Heating and cooling is supplied by ground source heat pumps and some 36 boreholes, each 100m deep. Water passes through a heat exchange unit, transferring warmth or cold not to a water fed system but one containing refrigerant. This new system from Mitsubishi was selected to reduce pipework sizes to enable them to fit within the ceiling voids, given the fixed height of the building as a result of the planning application. The ground source heat pumps deliver savings of 23 tonnes of CO² each year. Meanwhile, fresh air to the office is supplied heated or cooled via 1 m diameter buried ducts, from an intake in the midst of the woodland that surrounds the building. It is literally pine scented.

This raft of environmental initiatives and technologies has been designed and installed with no extension to the building programme -- planning approval was granted in May 2007 and the project completed in December - and for only 12% additional overall capital expenditure.

Payback has been calculated at 14 years based on 2007 energy prices, so that timeframe has probably reduced considerably already.

Achieving goals

The building achieved a BREEAM score of 78.4%. “We designed to maximum efficiency and sustainability in all areas possible,” says Pilbeam. “BREEAM was used from inception and it was used properly: we tried to maximise as much as we could provided it was sensible. The bit that still frustrates me though is the transport credit. The local buses run every 16 minutes. You need them to run every 15 minutes to get the credit,” he grimaces.

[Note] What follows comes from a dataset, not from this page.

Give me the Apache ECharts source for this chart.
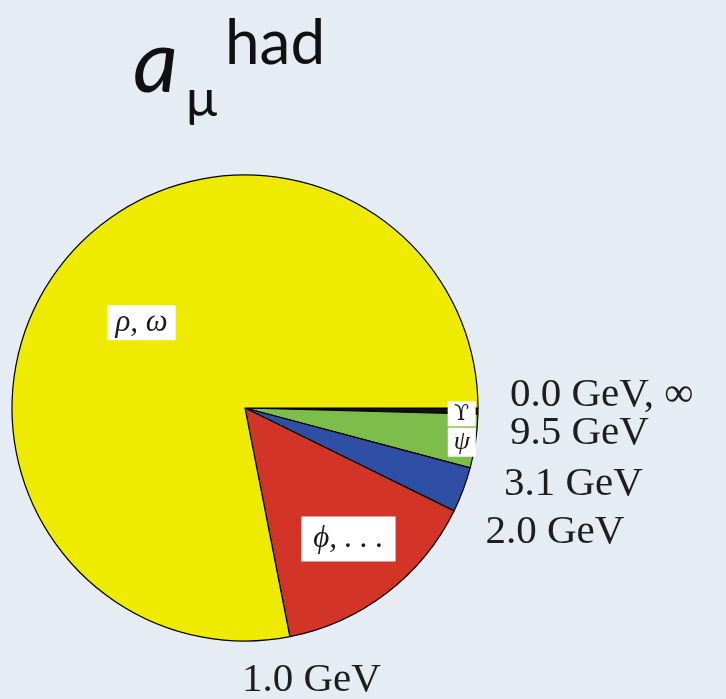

Fitzpatrick’s new HQ is a highly considered, clever design that achieves much more than is initially apparent. The company is using it as a showcase for clients and school children alike and it is getting great interest from both groups.

On his next visit, perhaps the taxi driver should take time to inhale the pine scented air and let Pilbeam enlighten him as to the reasoning behind this less-than-grand, not-very-traditional but altogether sustainable building.